Wednesday, October 15, 2014

Shame

Shame brings to mind Leaving Las Vegas.  They’re both about addiction, and neither are about redemption.  They’re both about addicts who have lost all inhibition, all control over their addictions.  They’re about people who’ve burrowed into their addictions, feeding their needs far past satiety, past loathing.  They wrap themselves in shame.  They are their addictions.


With Nicolas Cage in Leaving Las Vegas, it’s alcohol.  With Michel Fassbender in Shame, it’s orgasm.  And while these addictions are terrible and destructive, they aren’t, ipso facto, particularly compelling.  Humanity is compelling.  In Leaving Las Vegas, humanity comes in the guise of Elisabeth Shue as a prostitute who recognizes the man inside the addiction.  In Shame, it’s Carey Mulligan as a sister so damaged she forces the man to look beyond his.

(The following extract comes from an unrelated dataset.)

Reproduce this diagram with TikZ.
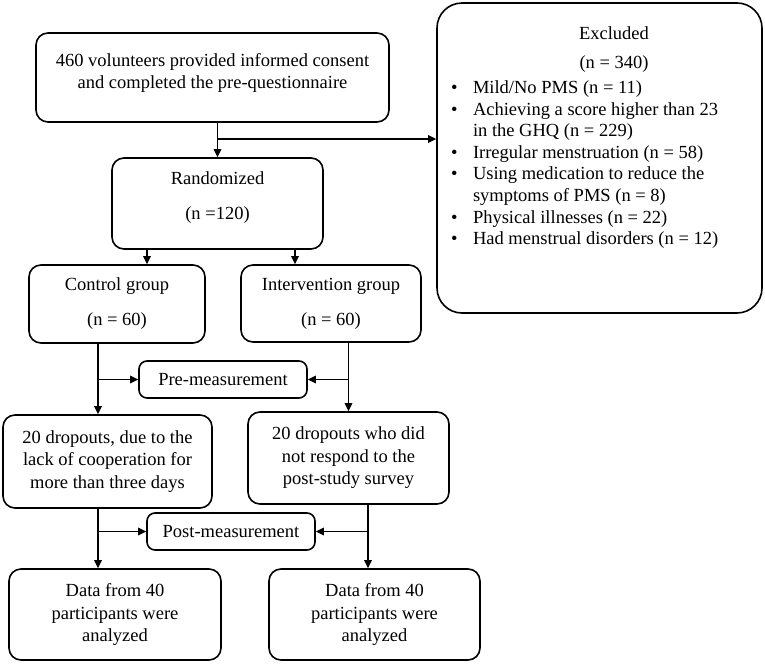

Cage, of course, won an Academy Award for Leaving Las Vegas.  Fassbender deserved one for Shame, delivering a performance breathtaking in its fearlessness and competence.  His character begins the film a slave to his compulsions, yet he seems to have found some kind of a workable life balance.  When Mulligan’s character enters the scene, however, he’s forced to see himself.  His dawning realization, his reaction to that realization, and his subsequent evolution (or lack thereof) is absolutely magnificent to behold.


My tastes in film run toward the upbeat low- to middlebrow.  A movie like Shame, like Leaving Las Vegas, generally isn’t my thing.  But sometimes, a film is so good, so well made, so compelling, that it defies those tastes and becomes something I recommend to all my friends.  Leaving Las Vegas is such a film.  So is Shame.